For what it's worth, the tools I've seen cause the most unnecessary pain aren't the ones with technical limitations — they're the ones with steep learning curves that teams adopt without a training plan. When adopting new tools, Docker for local development is a good example of something that requires proper setup guidance to avoid frustration. See also: why developer onboarding documentation matters more than most teams admit.

Lessons from 20 Years of Software Engineering, Distilled

If I had to compress everything into a short list — not tips, but genuine lessons that changed how I work:

  • Clarity before cleverness. Every time.
  • The spec is a starting point, not a contract. Talk to the people who'll use the thing.
  • Simple systems fail gracefully. Complex systems fail spectacularly. Choose accordingly.
  • Your technical reputation is built on reliability, not brilliance. Ship what you said you'd ship, when you said you'd ship it.
  • Invest in the people around you. The best career move I ever made was helping a junior engineer get promoted. The second best was asking a senior engineer to explain their reasoning instead of just accepting it.

There's a version of this essay I could write that's more optimistic — that frames twenty years as a journey of growth and mastery.
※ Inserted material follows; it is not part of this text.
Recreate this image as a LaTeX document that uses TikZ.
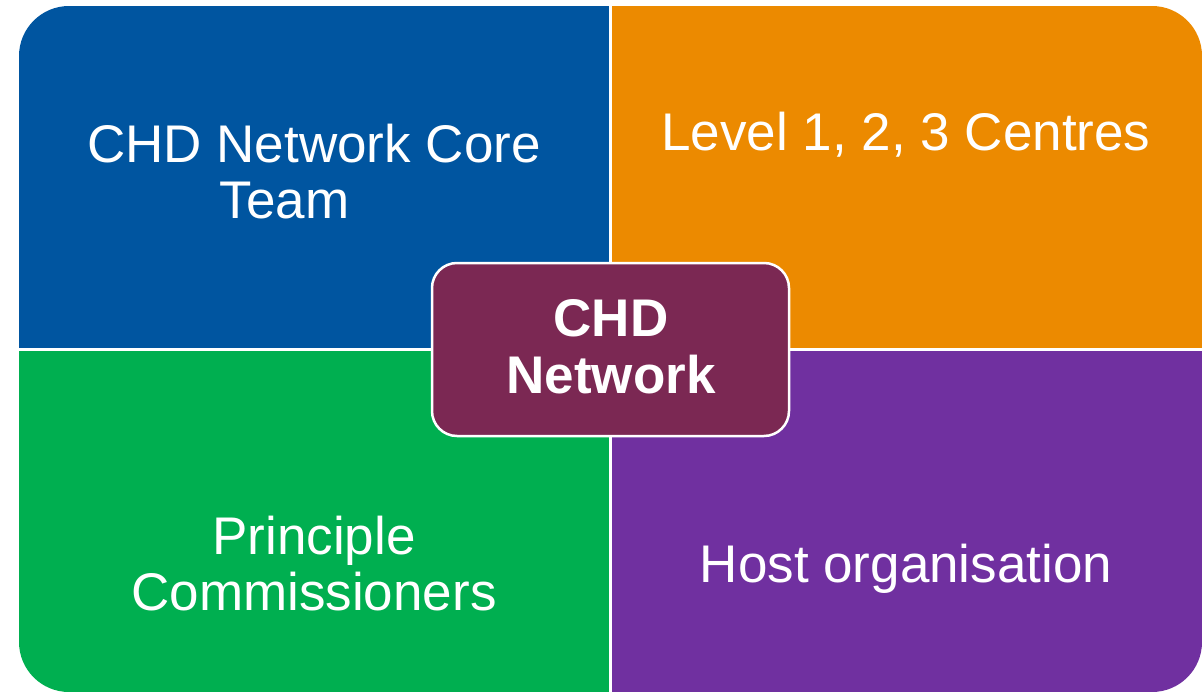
\documentclass[tikz,border=0pt]{standalone}
\usepackage{fontspec}
\setmainfont{Liberation Sans}
\definecolor{qblue}{HTML}{0055A0}
\definecolor{qorange}{HTML}{EC8A00}
\definecolor{qgreen}{HTML}{00AF50}
\definecolor{qpurple}{HTML}{7030A0}
\definecolor{qmaroon}{HTML}{7B2853}
\begin{document}
\begin{tikzpicture}[x=1pt,y=-1pt,
  lbl/.style={text=white,align=center,font=\fontsize{53}{56}\selectfont,inner sep=0pt},
  hub/.style={draw=white,line width=2.5pt,fill=qmaroon,rounded corners=25pt},
  sep/.style={draw=white,line width=3pt}]
\useasboundingbox (0,0) rectangle (1203,693);
\begin{scope}
  \clip[rounded corners=50pt] (19,6) rectangle (1202,692);
  \fill[qblue] (19,6) rectangle (610,349);
  \fill[qorange] (610,6) rectangle (1202,349);
  \fill[qgreen] (19,349) rectangle (610,692);
  \fill[qpurple] (610,349) rectangle (1202,692);
  \draw[sep] (610,0) -- (610,693);
  \draw[sep] (0,349) -- (1203,349);
\end{scope}
\draw[hub] (432,263) rectangle (789,436);
\node[lbl] (core) at (314,172) {CHD Network Core\\Team\hspace*{59pt}};
\node[lbl] (level) at (906,135) {Level 1, 2, 3 Centres};
\node[lbl] (comm) at (314,564) {Principle\\Commissioners};
\node[lbl] (host) at (906,569) {Host organisation};
\node[lbl,font=\bfseries\fontsize{53}{57}\selectfont] (chd) at (611,347) {CHD\\Network};
\end{tikzpicture}
\end{document}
That version would be easier to read and less useful. The truth is that most of the progress I've made came from recognizing mistakes I was repeating, not from breakthroughs.

If you're earlier in your career, the most valuable thing you can do is build a habit of honest retrospection. Not the sanitized kind you perform in a sprint ceremony. The kind where you sit with a notebook and ask yourself what you actually got wrong this week and why.

That habit, more than any framework or language or methodology, is what compounds over time.

Tomorrow: Pick one project you're currently on and write down, in a single paragraph, what done looks like. If you can't, that's the first problem to solve — not the code.